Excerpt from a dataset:
***
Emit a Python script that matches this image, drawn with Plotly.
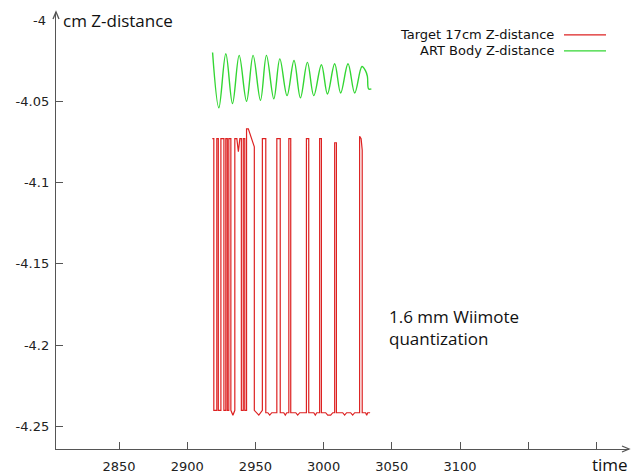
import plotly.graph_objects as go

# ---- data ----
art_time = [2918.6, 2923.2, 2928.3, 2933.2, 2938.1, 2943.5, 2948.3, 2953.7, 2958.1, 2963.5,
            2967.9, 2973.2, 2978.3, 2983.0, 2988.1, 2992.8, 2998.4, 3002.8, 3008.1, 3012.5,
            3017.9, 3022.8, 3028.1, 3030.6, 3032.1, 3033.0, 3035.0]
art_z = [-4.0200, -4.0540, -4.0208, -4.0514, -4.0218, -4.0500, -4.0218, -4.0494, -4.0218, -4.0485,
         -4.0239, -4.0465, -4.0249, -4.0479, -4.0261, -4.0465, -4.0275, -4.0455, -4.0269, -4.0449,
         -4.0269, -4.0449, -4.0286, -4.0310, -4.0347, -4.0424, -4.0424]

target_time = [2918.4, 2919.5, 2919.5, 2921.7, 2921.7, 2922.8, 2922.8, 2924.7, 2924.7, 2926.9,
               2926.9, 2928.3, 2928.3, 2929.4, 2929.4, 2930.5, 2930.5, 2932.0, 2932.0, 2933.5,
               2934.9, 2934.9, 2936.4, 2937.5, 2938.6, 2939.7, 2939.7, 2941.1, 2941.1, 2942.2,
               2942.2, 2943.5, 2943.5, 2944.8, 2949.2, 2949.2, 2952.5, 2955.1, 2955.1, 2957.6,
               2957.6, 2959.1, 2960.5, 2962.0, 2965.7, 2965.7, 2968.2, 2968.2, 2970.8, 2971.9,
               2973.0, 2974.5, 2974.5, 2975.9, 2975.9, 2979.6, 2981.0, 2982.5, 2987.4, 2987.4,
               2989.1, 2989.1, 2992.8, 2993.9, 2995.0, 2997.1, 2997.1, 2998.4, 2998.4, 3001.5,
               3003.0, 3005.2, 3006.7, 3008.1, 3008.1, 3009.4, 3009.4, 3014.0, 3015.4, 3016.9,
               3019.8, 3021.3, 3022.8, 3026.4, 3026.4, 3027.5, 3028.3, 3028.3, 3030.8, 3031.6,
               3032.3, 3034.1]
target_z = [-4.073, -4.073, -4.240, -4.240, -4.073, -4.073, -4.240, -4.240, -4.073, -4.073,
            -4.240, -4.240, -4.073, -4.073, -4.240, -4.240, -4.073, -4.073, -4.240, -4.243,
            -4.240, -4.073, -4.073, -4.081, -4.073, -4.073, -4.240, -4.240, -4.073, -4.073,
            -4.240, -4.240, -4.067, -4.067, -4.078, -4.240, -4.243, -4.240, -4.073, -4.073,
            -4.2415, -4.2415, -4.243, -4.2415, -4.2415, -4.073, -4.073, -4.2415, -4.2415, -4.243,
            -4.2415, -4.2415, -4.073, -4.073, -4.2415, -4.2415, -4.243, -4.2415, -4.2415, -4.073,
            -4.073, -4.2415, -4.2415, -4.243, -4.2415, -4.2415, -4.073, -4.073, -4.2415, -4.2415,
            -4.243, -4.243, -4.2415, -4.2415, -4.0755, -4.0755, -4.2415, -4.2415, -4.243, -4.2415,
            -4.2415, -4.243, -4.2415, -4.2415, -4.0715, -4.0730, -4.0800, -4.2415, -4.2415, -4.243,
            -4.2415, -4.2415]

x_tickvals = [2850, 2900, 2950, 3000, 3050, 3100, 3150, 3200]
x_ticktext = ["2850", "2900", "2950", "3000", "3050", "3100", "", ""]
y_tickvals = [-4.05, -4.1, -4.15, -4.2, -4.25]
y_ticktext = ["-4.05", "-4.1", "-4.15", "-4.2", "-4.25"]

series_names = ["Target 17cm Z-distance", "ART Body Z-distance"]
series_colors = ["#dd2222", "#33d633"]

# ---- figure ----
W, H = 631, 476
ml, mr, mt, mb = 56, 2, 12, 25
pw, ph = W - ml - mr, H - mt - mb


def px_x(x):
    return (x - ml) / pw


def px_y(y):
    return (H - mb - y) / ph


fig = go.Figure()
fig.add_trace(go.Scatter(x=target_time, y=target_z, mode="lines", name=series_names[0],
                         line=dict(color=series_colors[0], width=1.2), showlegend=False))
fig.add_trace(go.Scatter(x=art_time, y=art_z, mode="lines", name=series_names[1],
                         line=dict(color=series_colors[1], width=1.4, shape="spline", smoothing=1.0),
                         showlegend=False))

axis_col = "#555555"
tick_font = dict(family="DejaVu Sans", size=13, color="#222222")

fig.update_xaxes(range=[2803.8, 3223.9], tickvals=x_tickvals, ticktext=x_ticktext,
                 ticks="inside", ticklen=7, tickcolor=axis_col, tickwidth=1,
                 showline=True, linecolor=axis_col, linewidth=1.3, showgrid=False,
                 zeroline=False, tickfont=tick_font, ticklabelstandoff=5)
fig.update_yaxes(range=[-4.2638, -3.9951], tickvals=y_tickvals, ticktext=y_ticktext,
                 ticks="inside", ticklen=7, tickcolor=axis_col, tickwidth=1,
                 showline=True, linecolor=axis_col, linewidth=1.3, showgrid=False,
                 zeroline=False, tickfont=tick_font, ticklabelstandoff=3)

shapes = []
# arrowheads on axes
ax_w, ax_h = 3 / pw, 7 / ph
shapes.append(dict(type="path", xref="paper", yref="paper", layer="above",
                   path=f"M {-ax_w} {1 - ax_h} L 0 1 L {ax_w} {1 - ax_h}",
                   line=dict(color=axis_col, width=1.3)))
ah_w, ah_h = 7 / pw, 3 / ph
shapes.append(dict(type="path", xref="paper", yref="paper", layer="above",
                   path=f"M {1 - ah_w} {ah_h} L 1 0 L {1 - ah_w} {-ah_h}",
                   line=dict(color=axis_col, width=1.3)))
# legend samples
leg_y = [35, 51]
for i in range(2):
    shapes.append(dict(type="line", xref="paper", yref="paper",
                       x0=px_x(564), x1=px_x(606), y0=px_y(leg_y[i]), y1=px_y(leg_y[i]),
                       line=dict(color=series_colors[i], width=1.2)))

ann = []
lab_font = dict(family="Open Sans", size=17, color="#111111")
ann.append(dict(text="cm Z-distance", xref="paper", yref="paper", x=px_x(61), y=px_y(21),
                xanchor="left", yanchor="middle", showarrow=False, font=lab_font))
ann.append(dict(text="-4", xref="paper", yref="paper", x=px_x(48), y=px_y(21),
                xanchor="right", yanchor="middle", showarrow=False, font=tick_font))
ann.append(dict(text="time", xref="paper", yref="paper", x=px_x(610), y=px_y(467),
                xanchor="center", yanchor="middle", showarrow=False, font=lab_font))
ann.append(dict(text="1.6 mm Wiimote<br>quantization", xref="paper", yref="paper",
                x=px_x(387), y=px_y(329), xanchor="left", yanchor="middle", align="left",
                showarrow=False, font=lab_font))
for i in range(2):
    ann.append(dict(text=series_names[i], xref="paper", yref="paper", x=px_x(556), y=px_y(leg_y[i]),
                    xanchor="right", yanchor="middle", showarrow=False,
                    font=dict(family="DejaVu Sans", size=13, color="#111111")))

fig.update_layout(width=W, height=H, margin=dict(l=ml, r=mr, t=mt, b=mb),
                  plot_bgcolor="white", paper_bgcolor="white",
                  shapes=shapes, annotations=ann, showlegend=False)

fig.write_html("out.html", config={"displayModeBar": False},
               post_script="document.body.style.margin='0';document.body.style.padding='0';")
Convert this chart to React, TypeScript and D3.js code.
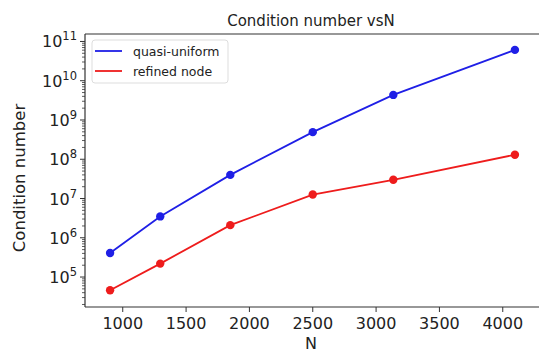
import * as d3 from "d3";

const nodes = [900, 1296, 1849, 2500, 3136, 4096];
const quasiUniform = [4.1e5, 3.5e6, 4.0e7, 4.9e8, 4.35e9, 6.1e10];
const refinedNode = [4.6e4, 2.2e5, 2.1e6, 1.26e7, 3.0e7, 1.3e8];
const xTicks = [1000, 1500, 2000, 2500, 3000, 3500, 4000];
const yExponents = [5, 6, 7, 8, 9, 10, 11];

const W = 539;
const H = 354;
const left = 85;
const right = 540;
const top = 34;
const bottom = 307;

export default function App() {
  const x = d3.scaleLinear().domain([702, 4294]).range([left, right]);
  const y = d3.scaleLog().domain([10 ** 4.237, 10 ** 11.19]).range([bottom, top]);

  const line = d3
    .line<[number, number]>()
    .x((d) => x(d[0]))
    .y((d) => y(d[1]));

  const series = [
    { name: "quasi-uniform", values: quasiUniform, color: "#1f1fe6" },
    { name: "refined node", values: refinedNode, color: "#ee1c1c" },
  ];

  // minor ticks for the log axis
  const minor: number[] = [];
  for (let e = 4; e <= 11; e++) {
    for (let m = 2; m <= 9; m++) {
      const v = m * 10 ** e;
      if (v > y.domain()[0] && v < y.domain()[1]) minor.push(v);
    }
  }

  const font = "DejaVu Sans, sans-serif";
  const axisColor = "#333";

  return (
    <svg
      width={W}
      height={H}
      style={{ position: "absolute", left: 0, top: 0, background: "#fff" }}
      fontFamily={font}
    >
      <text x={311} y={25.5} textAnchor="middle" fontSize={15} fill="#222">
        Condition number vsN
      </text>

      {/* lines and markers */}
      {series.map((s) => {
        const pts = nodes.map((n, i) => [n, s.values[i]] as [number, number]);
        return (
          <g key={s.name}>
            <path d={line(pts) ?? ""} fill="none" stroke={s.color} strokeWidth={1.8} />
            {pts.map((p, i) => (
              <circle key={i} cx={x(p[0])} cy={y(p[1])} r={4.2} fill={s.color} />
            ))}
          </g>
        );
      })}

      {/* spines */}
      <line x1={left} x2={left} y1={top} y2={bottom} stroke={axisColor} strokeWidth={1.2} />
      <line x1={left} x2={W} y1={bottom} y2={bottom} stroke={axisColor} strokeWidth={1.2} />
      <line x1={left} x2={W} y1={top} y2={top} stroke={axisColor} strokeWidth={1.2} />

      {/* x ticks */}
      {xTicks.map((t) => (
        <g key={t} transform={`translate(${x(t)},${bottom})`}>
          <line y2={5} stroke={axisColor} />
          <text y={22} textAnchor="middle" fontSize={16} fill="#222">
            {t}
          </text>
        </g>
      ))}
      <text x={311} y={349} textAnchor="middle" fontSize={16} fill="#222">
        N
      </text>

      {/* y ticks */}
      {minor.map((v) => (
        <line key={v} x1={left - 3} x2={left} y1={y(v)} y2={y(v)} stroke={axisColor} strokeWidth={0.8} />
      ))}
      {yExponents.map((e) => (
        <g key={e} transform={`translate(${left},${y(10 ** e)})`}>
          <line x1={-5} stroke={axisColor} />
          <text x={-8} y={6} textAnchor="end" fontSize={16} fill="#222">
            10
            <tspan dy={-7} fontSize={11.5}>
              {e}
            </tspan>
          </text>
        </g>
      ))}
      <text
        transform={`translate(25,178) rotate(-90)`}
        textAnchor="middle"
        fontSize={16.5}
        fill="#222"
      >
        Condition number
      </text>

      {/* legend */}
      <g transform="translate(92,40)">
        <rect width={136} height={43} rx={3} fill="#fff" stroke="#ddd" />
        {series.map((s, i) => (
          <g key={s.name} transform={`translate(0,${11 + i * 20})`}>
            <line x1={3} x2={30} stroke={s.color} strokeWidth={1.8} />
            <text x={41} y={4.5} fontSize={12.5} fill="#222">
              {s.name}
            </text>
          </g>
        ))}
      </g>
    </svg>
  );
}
***
## YOUR TASK
Repeat, exactly and in full, each line from the start of the data to the line that contains "import plotly.graph_objects as go". Pictures do not go in.

## TASK RESULT
Emit a Python script that matches this image, drawn with Plotly.
import plotly.graph_objects as go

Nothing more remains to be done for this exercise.